Stuart Rosenberg et Sandor Stern n'hésitent pas à brouiller les pistes. Intentionnel ou pas, cela fonctionne. George Lutz perd la boule et la population le confond avec l'assassin originel. Hallucination collective ? Réalité ? Ne comptez pas sur le film pour vous donner la réponse sur cette question où l'on entrevoit un thème très similaire à celui de SHINING (la hache y compris !) réalisé un peu plus tard. On brouille les pistes et on en profite pour multiplier les dangers : le père, toujours, les mouches, les objets en mouvement Fait pas bon s'éterniser dans cette bicoque. Y compris pour le spectateur qui se laisse berner à un ou deux moments. S'en tirant avec une bonne sueur froide. Sur la fin, on fonce tête baissée dans l'exagération, entre autre un cochon à la fenêtre, mais trop tard, on est dedans et on suit l'intrigue. Pas mal pour un film qui accuse ses vingt ans. Deux raisons évidentes à cela. La première, ce fameux postulat de l'histoire vraie. Mais surtout le fait que le sujet de la maison hantée est proche de nous. Dans le noir et la pénombre d'un placard, d'une cave ou d'un grenier, on ressent toujours cette appréhension et cette peur de l'inconnu. En confiance dans une grande maison, il suffit d'un craquement suspect au milieu de la nuit pour commencer à se poser des questions.
Lalo Schifrin avait composé une partition pour L'EXORCISTE. Rejetée par William Friedkin, il ressort de ses cartons pour AMITYVILLE la pièce musicale quelques années plus tard et après quelques petits ajustements. Voilà un recyclage heureux tant la musique s'intègre harmonieusement à la narration.
La ville d'Amityville n'a jamais vu d'un très bon oeil tout le tapage qui a été fait autour de ces meurtres et de cette "maudite" (pour le coup) maison. La municipalité a d'ailleurs refusé à l'équipe de AMYTIVILLE de tourner sur les lieux mêmes, en l'occurrence la maison et ses environs. La ville coule aujourd'hui des jours paisibles, très loin de cette mauvaise publicité. Cela n'empêche pas le mythe de perdurer sans compter les nombreuses suites données au film (AMITYVILLE 2 : LE POSSEDE, AMITYVILLE 3-D ).

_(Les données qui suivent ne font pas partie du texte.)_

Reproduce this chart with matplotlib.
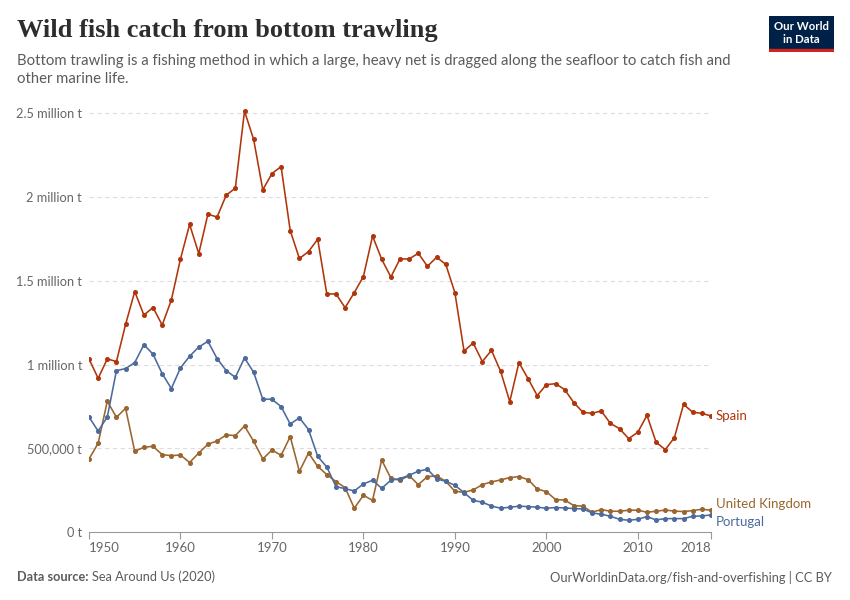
import numpy as np
import matplotlib.pyplot as plt

years = np.arange(1950, 2019)

# catch in million tonnes
spain = [1.034, 0.918, 1.034, 1.018, 1.240, 1.436, 1.296, 1.341, 1.236, 1.385,
         1.631, 1.837, 1.663, 1.899, 1.881, 2.012, 2.054, 2.514, 2.345, 2.044,
         2.141, 2.183, 1.800, 1.634, 1.675, 1.749, 1.422, 1.422, 1.340, 1.430,
         1.526, 1.768, 1.629, 1.523, 1.631, 1.631, 1.665, 1.587, 1.641, 1.599,
         1.430, 1.081, 1.129, 1.018, 1.085, 0.960, 0.779, 1.012, 0.916, 0.815,
         0.880, 0.886, 0.851, 0.773, 0.715, 0.709, 0.723, 0.649, 0.617, 0.558,
         0.596, 0.697, 0.536, 0.492, 0.564, 0.763, 0.715, 0.709, 0.693]
portugal = [0.687, 0.603, 0.687, 0.964, 0.976, 1.012, 1.119, 1.062, 0.946, 0.857,
            0.980, 1.050, 1.105, 1.139, 1.036, 0.964, 0.924, 1.040, 0.954, 0.793,
            0.793, 0.749, 0.645, 0.682, 0.612, 0.452, 0.388, 0.271, 0.259, 0.245,
            0.287, 0.309, 0.261, 0.309, 0.319, 0.339, 0.363, 0.375, 0.317, 0.303,
            0.279, 0.235, 0.189, 0.178, 0.155, 0.142, 0.148, 0.154, 0.152, 0.148,
            0.142, 0.146, 0.144, 0.140, 0.138, 0.114, 0.106, 0.094, 0.076, 0.070,
            0.076, 0.092, 0.072, 0.080, 0.080, 0.080, 0.094, 0.096, 0.102]
uk = [0.436, 0.530, 0.781, 0.685, 0.739, 0.482, 0.506, 0.512, 0.462, 0.456,
      0.460, 0.415, 0.472, 0.524, 0.544, 0.580, 0.576, 0.633, 0.542, 0.436,
      0.490, 0.458, 0.570, 0.362, 0.472, 0.392, 0.343, 0.301, 0.265, 0.142,
      0.219, 0.189, 0.430, 0.321, 0.309, 0.337, 0.283, 0.331, 0.335, 0.303,
      0.243, 0.237, 0.251, 0.283, 0.299, 0.311, 0.325, 0.331, 0.313, 0.257,
      0.241, 0.194, 0.191, 0.158, 0.154, 0.118, 0.134, 0.124, 0.124, 0.130,
      0.130, 0.118, 0.124, 0.131, 0.125, 0.122, 0.128, 0.136, 0.130]

names = ['Spain', 'United Kingdom', 'Portugal']
colors = ['#b0350b', '#9a652e', '#4c6a9c']
ytick_vals = [0, 0.5, 1, 1.5, 2, 2.5]
ytick_labels = ['0 t', '500,000 t', '1 million t', '1.5 million t', '2 million t', '2.5 million t']
xtick_vals = [1950, 1960, 1970, 1980, 1990, 2000, 2010, 2018]

plt.rcParams['font.family'] = ['Lato', 'DejaVu Sans']
grey = '#5b5b5b'

fig = plt.figure(figsize=(8.5, 6), dpi=100)
fig.patch.set_facecolor('white')
ax = fig.add_axes([89 / 850, 1 - 532 / 600, (711 - 89) / 850, (532 - 105.1) / 600])

for series, name, c in zip([spain, uk, portugal], names, colors):
    ax.plot(years, series, color=c, lw=1.15, marker='o', markersize=2.6, zorder=3)

ax.set_xlim(1950, 2018)
ax.set_ylim(0, 2.55)

for s in ['top', 'right', 'left']:
    ax.spines[s].set_visible(False)
ax.spines['bottom'].set_color('#999999')
ax.spines['bottom'].set_linewidth(0.8)

ax.set_yticks(ytick_vals)
ax.set_yticklabels(ytick_labels)
ax.tick_params(axis='y', length=0, pad=5, labelsize=9.2, labelcolor='#666666')
for v in ytick_vals[1:]:
    ax.axhline(v, color='#dddddd', lw=0.8, ls=(0, (4, 3)), zorder=1)

ax.set_xticks(xtick_vals)
ax.set_xticklabels([str(v) for v in xtick_vals])
ax.tick_params(axis='x', length=5, width=0.8, color='#999999', labelsize=9.5,
               labelcolor='#666666', pad=2)
labs = ax.get_xticklabels()
labs[0].set_horizontalalignment('left')
labs[-1].set_horizontalalignment('right')

# end labels
ax.annotate('Spain', xy=(2018, spain[-1]), xytext=(3.5, 0), textcoords='offset points',
            va='center', ha='left', color=colors[0], fontsize=9.5, annotation_clip=False)
ax.annotate('United Kingdom', xy=(2018, 0.168), xytext=(3.5, 0), textcoords='offset points',
            va='center', ha='left', color=colors[1], fontsize=9.5, annotation_clip=False)
ax.annotate('Portugal', xy=(2018, 0.058), xytext=(3.5, 0), textcoords='offset points',
            va='center', ha='left', color=colors[2], fontsize=9.5, annotation_clip=False)

# header
fig.text(17 / 850, 1 - 31 / 600, 'Wild fish catch from bottom trawling',
         family=['Liberation Serif', 'DejaVu Serif'], weight='bold', fontsize=19,
         color='#2d2d2d', va='center', ha='left')
fig.text(17 / 850, 1 - 61 / 600,
         'Bottom trawling is a fishing method in which a large, heavy net is dragged along the seafloor to catch fish and',
         fontsize=10.7, color=grey, va='center', ha='left')
fig.text(17 / 850, 1 - 79 / 600, 'other marine life.',
         fontsize=10.7, color=grey, va='center', ha='left')

# logo
logo = fig.add_axes([769 / 850, 1 - 52 / 600, 65 / 850, 36 / 600])
logo.set_xlim(0, 1)
logo.set_ylim(0, 1)
logo.axis('off')
logo.add_patch(plt.Rectangle((0, 0), 1, 1, color='#002147'))
logo.add_patch(plt.Rectangle((0, 0), 1, 0.09, color='#ce261e'))
logo.text(0.5, 0.7, 'Our World', color='white', fontsize=8.2, weight='bold',
          ha='center', va='center')
logo.text(0.5, 0.35, 'in Data', color='white', fontsize=8.2, weight='bold',
          ha='center', va='center')

# footer
fig.text(17 / 850, 1 - 577 / 600, 'Data source:', fontsize=9.2, weight='bold',
         color=grey, va='center', ha='left')
fig.text(92 / 850, 1 - 577 / 600, 'Sea Around Us (2020)', fontsize=9.2,
         color=grey, va='center', ha='left')
fig.text(832 / 850, 1 - 577 / 600, 'OurWorldinData.org/fish-and-overfishing | CC BY',
         fontsize=9.3, color=grey, va='center', ha='right')

fig.savefig('out.png', dpi=100, facecolor='white')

On ne sait pas si la maison d'AMITYVILLE est hantée ou possédée ! On se demande par contre si la branche européenne de la MGM n'aurait pas quelques problèmes avec des esprits frappeurs ou un cas de possession maléfique au sein de sa chaîne de production. Une fois de plus, le sous-titrage français disparaît. On pensait cette époque révolue (voir ROLLERBALL) mais avec LA PART DES TENEBRES à paraître en même temps que AMITYVILLE, il y a de quoi se poser des questions ! On constate encore une fois que les sous-titrages français sont déjà présents sur le disque américain édité par le même éditeur. Ca fait peur ! Et puisque nous y sommes à propos des griefs, on se demande pourquoi on doit en plus, avoir une coupure lors du changement de couche alors qu'en dehors du film, il n'y a pas grand chose sur le disque. Un simple couche aurait gommé ce problème.
En dehors de ces gros problèmes, le disque de AMITYVILLE n'est pas laid à regarder. L'image et le son s'en tirent assez bien. Les bandes sonores restent en Mono d'origine et on notera une mention sur la jaquette expliquant que l'une d'elles (on suppose) a été restaurée pour obtenir le meilleur rendu. Comme ça, on penche pour la version originale en anglais qui sonne plus clairement et surtout de manière plus réaliste. Seul problème, on y revient, sans sous-titrage, bien peu de personnes en France en bénéficieront ! Il faudra donc se tourner vers la version doublée bien moins riche en détails et surtout beaucoup plus plate.
Le strict minimum est appliqué à cette édition. AMITYVILLE est un classique de l'horreur. Pas un "classique" tout court ni même un blockbuster. Pas la peine d'attendre une quelconque édition spéciale sur trente DVD avec un remix high-tech et un nombre de bonus à se perdre dans les menus. Faire le tour du disque de AMITYVILLE ne prend que quelques secondes sans compter les deux minutes nécessaires pour mater la bande-annonce.